Xavier Rubert de Ventós | |
Office: | Member of the European Parliament |
Term Start: | 1 January 1986 |
Term End: | 18 July 1994 |
Constituency: | Spain |
Office1: | Congress of Deputies in the Cortes Generales |
Term Start1: | 10 November 1982 |
Term End1: | 23 April 1986 |
Constituency1: | Barcelona |
Birth Name: | Xavier Rubert de Ventós |
Birth Date: | 1 September 1939 |
Birth Place: | Barcelona, Catalonia, Spain |
Death Place: | Barcelona, Catalonia, Spain |
Nationality: | Spanish |
Party: | PSC–PSOE |
Children: | Gino Rubert |
Xavier Rubert de Ventós (1 September 1939 – 28 January 2023) was a Spanish philosopher, writer and politician.[1]
Rubert de Ventós obtained a degree in law in 1961 and a doctorate in philosophy from the University of Barcelona in 1965 with a thesis on aesthetics entitled La estética de la abstracción (The Aesthetics of Abstraction).
Rubert de Ventós served as a professor of aesthetics at the Polytechnic University of Catalonia as well as visiting professor at various American universities including Harvard, Berkeley and Cincinnati.
Rubert de Ventós created the Barcelona–New York Chair of Catalan Culture and Language and was a founding member of the New York Institute for Humanities and of the Institut d'Humanitats de Barcelona.[2]

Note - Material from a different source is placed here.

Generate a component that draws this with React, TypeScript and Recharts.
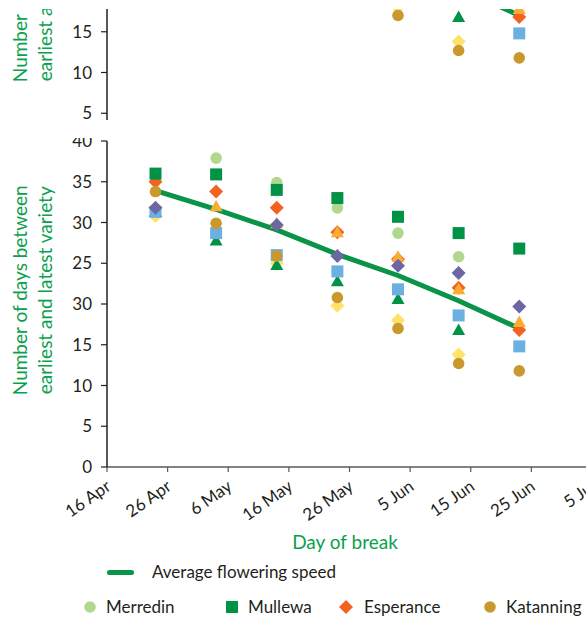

Rubert de Ventós was arrested three times for his activities as a member of the Workers' Front of Catalonia. In 1975 threats from Falangists forced him into exile in Paris, during which time he was expelled from the University of Barcelona for abandoning his position.
A childhood friend of Pasqual Maragall, Rubert de Ventós joined the Socialist Party of Catalonia and was a member of the Spanish parliament from 1982 to 1986 and of the European Parliament from 1986 to 1994.
Rubert de Ventós was also a member of the Commission for Dignity (comisión para reparar la dignidad y restituir la memoria de las víctimas del franquismo), an entity that calls for the return to their rightful owners of documents that were confiscated at the end of the Civil War and subsequently housed in the General Civil War Archive in Salamanca.
In November 2012, he signed a public manifesto in which he supported the centre-right Convergence and Union (Convergència i Unió) in the elections to the Parliament of Catalonia.